There is a great deal of repetition in network telemetry, which leads to a great deal of repetition for the enrichments that operate on that telemetry. Having a highly performant cache is one of the most critical factors driving performance.
Increasing the size of the cache may require that you increase the worker heap size using `topology.worker.childopts'.
threat.intel.cache.size
The Threat Intel bolt maintains a cache so that if the same enrichment occurs repetitively, the value can be retrieved from the cache instead of it being recomputed.
There is a great deal of repetition in network telemetry, which leads to a great deal of repetition for the enrichments that operate on that telemetry. Having a highly performant cache is one of the most critical factors driving performance.
Increase the size of the cache to improve the rate of cache hits.
Increasing the size of the cache may require that you increase the worker heap size using `topology.worker.childopts'.
enrichment.threadpool.size
This value defines the number of threads maintained within a pool to execute each enrichment. This value can either be a fixed number or it can be a multiple of the number of cores (5C = 5 times the number of cores).
The enrichment bolt maintains a static thread pool that is used to execute each enrichment. This thread pool is shared by all of the executors running within the same worker.
Start with a thread pool size of 1. Adjust this value after tuning all other parameters first.
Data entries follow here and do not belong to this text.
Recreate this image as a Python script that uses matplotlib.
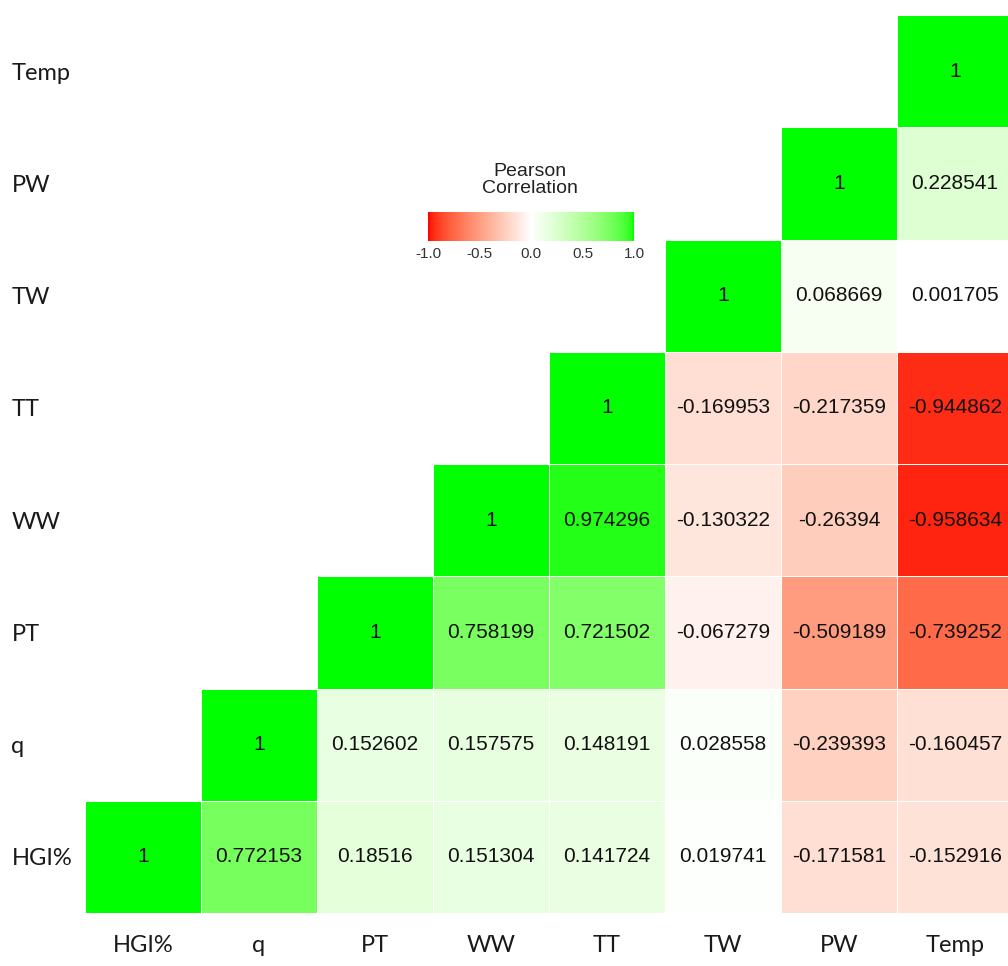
import matplotlib
matplotlib.use('Agg')
import matplotlib.pyplot as plt
import numpy as np
from matplotlib.colors import ListedColormap

# 变量名（从左到右 / 从下到上）
labels = ['HGI%', 'q', 'PT', 'WW', 'TT', 'TW', 'PW', 'Temp']

# 相关系数（上三角，按行：HGI%, q, PT, WW, TT, TW, PW, Temp）
row_hgi = [1, 0.772153, 0.18516, 0.151304, 0.141724, 0.019741, -0.171581, -0.152916]
row_q = [1, 0.152602, 0.157575, 0.148191, 0.028558, -0.239393, -0.160457]
row_pt = [1, 0.758199, 0.721502, -0.067279, -0.509189, -0.739252]
row_ww = [1, 0.974296, -0.130322, -0.26394, -0.958634]
row_tt = [1, -0.169953, -0.217359, -0.944862]
row_tw = [1, 0.068669, 0.001705]
row_pw = [1, 0.228541]
row_temp = [1]
rows = [row_hgi, row_q, row_pt, row_ww, row_tt, row_tw, row_pw, row_temp]

n = len(labels)
corr = np.full((n, n), np.nan)
for i, r in enumerate(rows):
    corr[i, i:] = r


# Lab 空间插值的红-白-绿色带（类似 ggplot 的 gradient2）
def srgb_to_lab(c):
    c = np.asarray(c, float)
    lin = np.where(c <= 0.04045, c / 12.92, ((c + 0.055) / 1.055) ** 2.4)
    M = np.array([[0.4124, 0.3576, 0.1805],
                  [0.2126, 0.7152, 0.0722],
                  [0.0193, 0.1192, 0.9505]])
    xyz = M @ lin / np.array([0.95047, 1.0, 1.08883])
    f = np.where(xyz > 0.008856, np.cbrt(xyz), 7.787 * xyz + 16 / 116)
    return np.array([116 * f[1] - 16, 500 * (f[0] - f[1]), 200 * (f[1] - f[2])])


def lab_to_srgb(lab):
    L, a, b = lab
    fy = (L + 16) / 116
    fx = fy + a / 500
    fz = fy - b / 200
    f = np.array([fx, fy, fz])
    xyz = np.where(f ** 3 > 0.008856, f ** 3, (f - 16 / 116) / 7.787)
    xyz = xyz * np.array([0.95047, 1.0, 1.08883])
    Minv = np.array([[3.2406, -1.5372, -0.4986],
                     [-0.9689, 1.8758, 0.0415],
                     [0.0557, -0.2040, 1.0570]])
    lin = Minv @ xyz
    lin = np.clip(lin, 0, 1)
    c = np.where(lin <= 0.0031308, 12.92 * lin, 1.055 * lin ** (1 / 2.4) - 0.055)
    return np.clip(c, 0, 1)


red = srgb_to_lab([1, 0, 0])
white = srgb_to_lab([1, 1, 1])
green = srgb_to_lab([0, 1, 0])
cols = []
for t in np.linspace(-1, 1, 256):
    if t < 0:
        lab = white + (red - white) * (-t)
    else:
        lab = white + (green - white) * t
    cols.append(lab_to_srgb(lab))
cmap = ListedColormap(cols)

plt.rcParams['font.family'] = ['Liberation Sans', 'DejaVu Sans']

fig = plt.figure(figsize=(10.08, 9.66), dpi=100)
ax = fig.add_axes([85 / 1008, 53 / 966, 928 / 1008, 898 / 966])

mesh = ax.pcolormesh(np.ma.masked_invalid(corr), cmap=cmap, vmin=-1, vmax=1,
                     edgecolors='white', linewidth=0.6)

# 单元格数值
for i in range(n):
    for j in range(i, n):
        v = corr[i, j]
        txt = '1' if v == 1 else ('%g' % v)
        ax.text(j + 0.5, i + 0.5, txt, ha='center', va='center', fontsize=15,
                color='#111111')

ax.set_xlim(0, n)
ax.set_ylim(0, n)
for s in ax.spines.values():
    s.set_visible(False)

ax.set_xticks(np.arange(n) + 0.5)
ax.set_xticklabels(labels, fontsize=17, family=['Lato', 'DejaVu Sans'], color='#1a1a1a')
ax.set_yticks(np.arange(n) + 0.5)
ax.set_yticklabels(labels, fontsize=17, family=['Lato', 'DejaVu Sans'], color='#1a1a1a',
                   ha='left')
ax.tick_params(axis='x', length=0, pad=16)
ax.tick_params(axis='y', length=0, pad=53)

# 图例（颜色条）
cax = fig.add_axes([428 / 1008, (966 - 241) / 966, 206 / 1008, 29 / 966])
cb = fig.colorbar(mesh, cax=cax, orientation='horizontal')
cb.outline.set_visible(False)
cb.set_ticks([-1.0, -0.5, 0.0, 0.5, 1.0])
cb.set_ticklabels(['-1.0', '-0.5', '0.0', '0.5', '1.0'])
cax.tick_params(length=0, labelsize=11, pad=4, colors='#333333')
fig.text(530 / 1008, 1 - 180 / 966, 'Pearson\nCorrelation', ha='center', va='center',
         fontsize=14, color='#222222', linespacing=1.0)

plt.savefig('out.png', dpi=100)
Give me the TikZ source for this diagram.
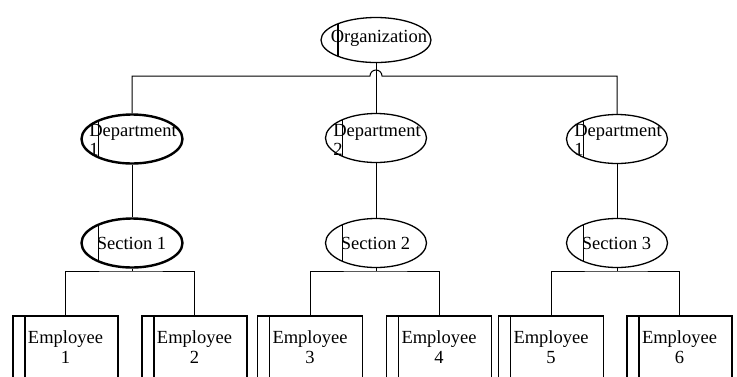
\documentclass[tikz,border=0pt]{standalone}
\usepackage{fontspec}
\setmainfont{Liberation Serif}
\usetikzlibrary{shapes.geometric}
\begin{document}
\begin{tikzpicture}[x=1pt,y=-1pt,
  conn/.style={line width=1pt},
  oval/.style={ellipse, draw, inner sep=0pt, minimum width=101pt, minimum height=49pt, line width=1.3pt,
    path picture={\draw[line width=1.3pt]
      ([xshift=17pt]path picture bounding box.north west) --
      ([xshift=17pt]path picture bounding box.south west);}},
  boldoval/.style={oval, line width=2.4pt},
  txt/.style={font=\fontsize{18.5}{19.5}\selectfont, inner sep=0pt},
  emp/.style={draw, line width=1.6pt, minimum width=105pt, minimum height=90pt,
    anchor=north, inner sep=0pt,
    path picture={\draw[line width=1.6pt]
      ([xshift=12pt]path picture bounding box.north west) --
      ([xshift=12pt]path picture bounding box.south west);}},
]
\useasboundingbox (0,0) rectangle (737,376);
\clip (0,0) rectangle (737,376);

% top level
\node[oval, minimum width=110pt, minimum height=45pt] (org) at (376,40) {};
\node[txt] (orgt) at (379,38) {Organization};

% departments
\node[boldoval] (d1) at (132,139) {};
\node[oval] (d2) at (376,138) {};
\node[oval] (d3) at (617,139) {};
\node[txt, align=left] (d1t) at (133,140) {Department\\1};
\node[txt, align=left] (d2t) at (377,140) {Department\\2};
\node[txt, align=left] (d3t) at (618,140) {Department\\1};

% sections
\node[boldoval] (s1) at (132,243) {};
\node[oval] (s2) at (376,243) {};
\node[oval] (s3) at (617,243) {};
\node[txt] (s1t) at (131.5,243) {Section 1};
\node[txt] (s2t) at (375.5,243) {Section 2};
\node[txt] (s3t) at (616.5,243) {Section 3};

% employees
\node[emp] (e1) at (65.5,315) {};
\node[emp] (e2) at (194.5,315) {};
\node[emp] (e3) at (310,315) {};
\node[emp] (e4) at (439,315) {};
\node[emp] (e5) at (551,315) {};
\node[emp] (e6) at (679.5,315) {};
\foreach \n/\x in {1/65.5,2/194.5,3/310,4/439,5/551,6/679.5}
  \node[txt, align=center] (e\n t) at (\x,347) {Employee\\\n};

% department bus with a hop over the centre drop
\coordinate (hopL) at (370,76);
\draw[conn] (d1.north) |- (hopL) arc[start angle=180, end angle=0, radius=6pt] -| (d3.north);
\draw[conn] (org.south) -- (d2.north);

% department to section
\draw[conn] (d1.south) -- (s1.north);
\draw[conn] (d2.south) -- (s2.north);
\draw[conn] (d3.south) -- (s3.north);

% section to employees
\foreach \s/\a/\b in {s1/e1/e2, s2/e3/e4, s3/e5/e6}{
  \coordinate (\s bus) at (\s.south |- 0,271);
  \draw[conn] (\s.south) -- (\s bus);
  \draw[conn] (\a.north) |- (\s bus) -| (\b.north);
}
\end{tikzpicture}
\end{document}
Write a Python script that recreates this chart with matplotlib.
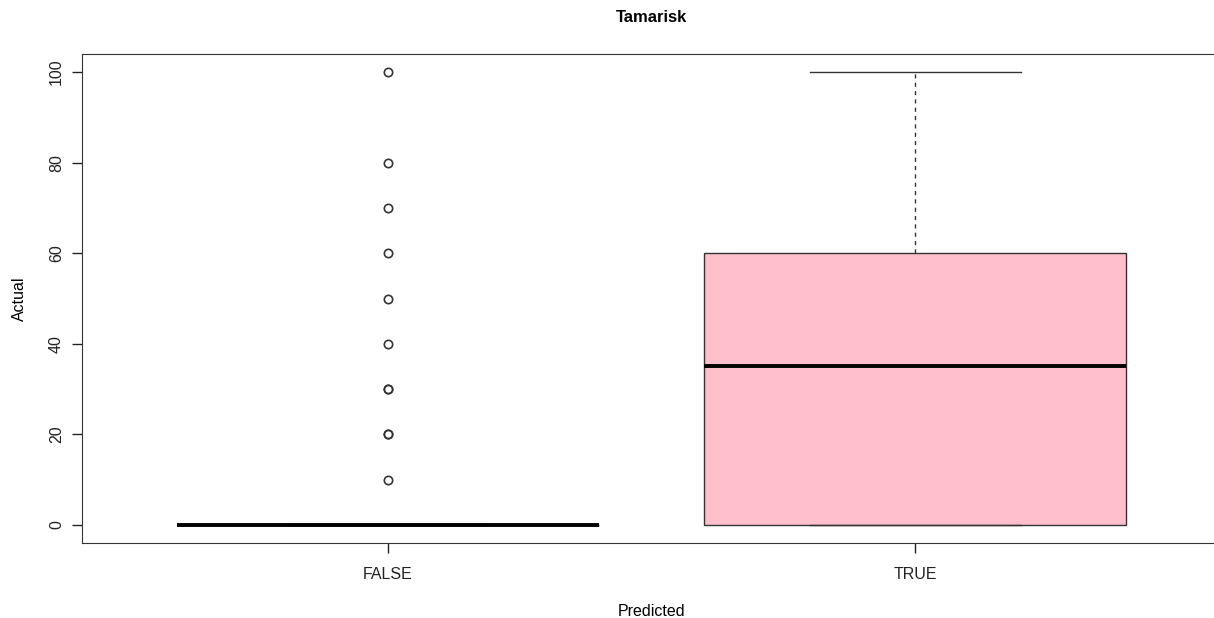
import matplotlib.pyplot as plt

plt.rcParams['font.family'] = ['Liberation Sans', 'DejaVu Sans']

groups = ["FALSE", "TRUE"]
q1 = [0, 0]
medians = [0, 35]
q3 = [0, 60]
whisker_low = [0, 0]
whisker_high = [0, 100]
fliers_false = [10, 20, 20, 30, 30, 40, 50, 60, 70, 80, 100]
fliers_true = []
box_colors = ["white", "pink"]


def build_stats():
    fliers = [fliers_false, fliers_true]
    stats = []
    for i, name in enumerate(groups):
        stats.append({
            "label": name,
            "q1": q1[i],
            "med": medians[i],
            "q3": q3[i],
            "whislo": whisker_low[i],
            "whishi": whisker_high[i],
            "fliers": fliers[i],
        })
    return stats


fig = plt.figure(figsize=(12.14, 6.18), dpi=100)
ax = fig.add_axes([82 / 1214, 75 / 618, 1139 / 1214, 489 / 618])

parts = ax.bxp(
    build_stats(),
    positions=[1, 2],
    widths=0.8,
    patch_artist=True,
    showfliers=True,
    boxprops=dict(edgecolor="#333333", linewidth=1),
    medianprops=dict(color="black", linewidth=2.8),
    whiskerprops=dict(color="#333333", linewidth=1, linestyle=(0, (3, 3))),
    capprops=dict(color="#333333", linewidth=1),
    flierprops=dict(marker="o", markersize=6, markerfacecolor="none",
                    markeredgecolor="#333333", markeredgewidth=1.2),
    capwidths=0.4,
)
for patch, c in zip(parts["boxes"], box_colors):
    patch.set_facecolor(c)

ax.set_xlim(0.42, 2.58)
ax.set_ylim(-4, 104)
ax.set_yticks([0, 20, 40, 60, 80, 100])
ax.set_xticks([1, 2])
ax.set_xticklabels(groups)
for lbl in ax.get_yticklabels():
    lbl.set_rotation(90)
    lbl.set_va("center")
ax.tick_params(direction="out", length=7, width=1, labelsize=11.5, colors="#222222")
ax.tick_params(axis="x", pad=10)
ax.tick_params(axis="y", pad=6)
for s in ax.spines.values():
    s.set_color("#333333")

ax.set_title("Tamarisk", fontsize=12, fontweight="bold", pad=23)
ax.set_xlabel("Predicted", fontsize=11.5, labelpad=16)
ax.set_ylabel("Actual", fontsize=11.5, labelpad=16)

fig.savefig("out.png", dpi=100)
Only increase this value if testing shows performance improvements in your environment given your workload.
If the thread pool size is too large this will cause the work to be shuffled amongst multiple CPU cores, which significantly decreases performance. Using a smaller thread pool helps pin work to a single core.
If the thread pool size is too small this can negatively impact IO-intensive workloads. Increasing the thread pool size, helps when using IO-intensive workloads with a significant cache miss rate. A thread pool size of 3-5 can help in these cases.
Most workloads will make significant use of the cache and so 1-2 threads will most likely be optimal.
The bolt uses a static thread pool. To scale out, but keep the work mostly pinned to a CPU core, add more Storm workers while keeping the thread pool size low.
If a larger thread pool increases load on the system, but decreases the throughput, then it is likely that the system is thrashing. In this case the thread pool size should be decreased.
enrichment.threadpool.type
The enrichment bolt maintains a static thread pool that is used to execute each enrichment. This thread pool is shared by all of the executors running within the same worker.
Defines the type of thread pool used. This value can be either "FIXED" or "WORK_STEALING".
Currently, this value must be manually defined within the flux file at $METRON_HOME/flux/enrichment/remote-unified.yaml. This value cannot be altered within Ambari.